In a year when discussion of the moral issues stemming from our involvement in Iraq is almost impossible to find on the political landscape, courageous reporting such as that done by the Hartford (Conn.) Courant reporter/photographer team of Matthew Hay Brown and Brad Clift is reassuring. The most vulnerable victims of the ongoing war in Iraq have not been forgotten.

During the recent campaign season, neither candidate said anything of note about Iraq. Gov. Bush, predictably, repeated the war-making rationale of his father and other Gulf War notables such as Dick Cheney and retired Gens. Colin Powell and Norman Schwarzkopf.

Vice President Al Gore repeated at opportune moments that he was the lone Democrat to jump the party divide and vote for the Gulf War during the senior Bush’s administration.
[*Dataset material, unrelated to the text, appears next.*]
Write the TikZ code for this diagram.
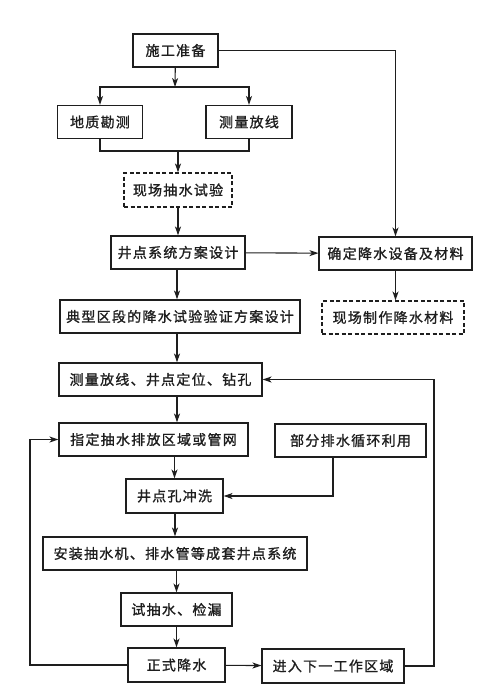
\documentclass[tikz,border=0pt]{standalone}
\usepackage{fontspec}
\usepackage{tikz}
\usetikzlibrary{arrows.meta}
\newfontfamily\cjk[LetterSpace=9,FakeBold=1.2]{Noto Sans CJK SC}
\definecolor{ColLine}{RGB}{30,30,30}
\tikzstyle{StepBox}=[draw=ColLine,line width=1.1bp,minimum height=33bp,inner sep=0pt,
font=\cjk\fontsize{14bp}{16bp}\selectfont,text=ColLine]
\tikzstyle{TrialBox}=[StepBox,dash pattern=on 4bp off 2.5bp]
\tikzstyle{Wire}=[ColLine,line width=1.1bp]
\tikzstyle{Flow}=[Wire,-{Stealth[length=9bp,width=6bp,inset=2.5bp]}]
\begin{document}
\begin{tikzpicture}[x=1bp,y=-1bp]
        \useasboundingbox(0,0)rectangle(500,700);
        \node[StepBox,minimum width=85bp](Prep)at(175.5,50.5){施工准备};
        \node[StepBox,minimum width=85bp](Geo)at(100,122){地质勘测};
        \node[StepBox,minimum width=86bp](Survey)at(249,122){测量放线};
        \node[TrialBox,minimum width=108bp,minimum height=34bp](PumpTest)at(178,190){现场抽水试验};
        \node[StepBox,minimum width=134bp](Design)at(178,252.5){井点系统方案设计};
        \node[StepBox,minimum width=153bp](Equip)at(395.5,253.5){确定降水设备及材料};
        \node[StepBox,minimum width=240bp](Verify)at(180,316.5){典型区段的降水试验验证方案设计};
        \node[TrialBox,minimum width=142bp](Make)at(393,317.5){现场制作降水材料};
        \node[StepBox,minimum width=203bp](Locate)at(160.5,379.5){测量放线、井点定位、钻孔};
        \node[StepBox,minimum width=189bp](Drain)at(153.5,439.5){指定抽水排放区域或管网};
        \node[StepBox,minimum width=151bp](Reuse)at(350.5,440.5){部分排水循环利用};
        \node[StepBox,minimum width=97bp,minimum height=34bp](Flush)at(174.5,496){井点孔冲洗};
        \node[StepBox,minimum width=264bp](Install)at(175,553.5){安装抽水机、排水管等成套井点系统};
        \node[StepBox,minimum width=111bp](Trial)at(176.5,609.5){试抽水、检漏};
        \node[StepBox,minimum width=97bp,minimum height=34bp](Dewater)at(176.5,665){正式降水};
        \node[StepBox,minimum width=142bp,minimum height=34bp](Next)at(333,666){进入下一工作区域};
        \coordinate(SplitA)at(175,87);
        \coordinate(MergeA)at(178,151);
        \coordinate(Trunk)at(177,0);
        \coordinate(ReuseTap)at(333,457);
        \coordinate(LoopR)at(434,0);
        \coordinate(LoopL)at(30,0);
        \draw[Flow](Prep)--(SplitA);
        \draw[Flow](SplitA)-|(Geo);
        \draw[Flow](SplitA)-|(Survey);
        \draw[Wire](Geo)|-(MergeA)-|(Survey);
        \draw[Flow](MergeA)--(PumpTest);
        \draw[Flow](PumpTest)--(Design);
        \draw[Flow](Prep)-|(Equip);
        \draw[Flow](Design)--(Equip);
        \draw[Flow](Equip.south)--(Equip.south|-Make.north);
        \draw[Flow](Design.south-|Trunk)--(Verify.north-|Trunk);
        \draw[Flow](Verify.south-|Trunk)--(Locate.north-|Trunk);
        \draw[Flow](Locate.south-|Trunk)--(Drain.north-|Trunk);
        \draw[Flow](Drain.south-|Flush)--(Flush);
        \draw[Flow](ReuseTap)|-(Flush);
        \draw[Flow](Flush.south-|Install)--(Install);
        \draw[Flow](Install.south-|Trial)--(Trial);
        \draw[Flow](Trial)--(Dewater);
        \draw[Flow](Dewater)--(Next);
        \draw[Flow](Next)-|(LoopR|-Locate.east)--(Locate);
        \draw[Flow](Dewater)-|(LoopL|-Drain.west)--(Drain);
    \end{tikzpicture}
\end{document}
On at least one occasion, a college student confronted Gov. George W. Bush with a question about the dying children in Iraq and the conclusion of an August 1999 U.N. report that more than 500,000 children under the age of 5 had, to that point, died as a direct result of sanctions maintained at U.S insistence.

Bush responded that Saddam Hussein was the culprit and that U.S. sanctions were not to blame.

That sort of reflexive dismissal of any U.S. culpability in the suffering of the Iraqi people is the kind of sound bite, in the words of Columbia University epidemiologist Richard Garfield, that “may play in Peoria, but doesn’t help fix the situation in Iraq,”

For a decade, the United States has allowed itself to turn from the suffering, blaming the problems on Iraqi leadership. That conclusion, however, ignores the experience of U.N. professionals on the ground in Iraq. Two of them, experienced leaders in the U.N.’s humanitarian efforts throughout the world, resigned their posts in Iraq in protest of the sanctions. That conclusion also ignores the observations of international journalists and the assessments of religious leaders, including the Catholic archbishop of Basra and the papal nuncio to Iraq.

There is more to this wrenching agony than meets the ear in State Department spin or the bravado of a campaign sound bite.

So we keep returning to Iraq in our pages. We are not out to excuse or dismiss the brutality of Saddam Hussein. Nor do we suggest that he is not complicit in the suffering of his own people. The hope is to inject a bit of reality into the somewhat deluded and incomplete picture that emerges in national discussions of the situation in Iraq.

The reality is that we did not win a war; the war has gone on for 10 years in varying degrees of intensity, including regular bombardment.

The war continues in its most insidious form in sanctions maintained at U.S. insistence. One of the most effective weapons of mass destruction, economic sanctions, has been employed without letup against the noncombatant population, against the most vulnerable and defenseless in Iraqi society.

Blaming Saddam Hussein for being the brute that we always knew he was-- even during the years that we armed him in his war against Iran -- does not excuse our descent to his level of behavior. For it was not Saddam Hussein, but the sanctions, especially during the earliest years of the punishment, that caused the greatest degradation to Iraqi society.

A culture that once provided universal health care and education that was among the best in the region, a culture that was widely viewed as the most progressive and secular of the Arab states, did not suddenly deteriorate of its own doing.

A culture is being shattered, half a generation of young Iraqis is being destroyed.

Our politicians may not want to discuss, beyond glib one-liners, the U.S. role in the horrors being visited on the children of Iraq. But that does not diminish our culpability.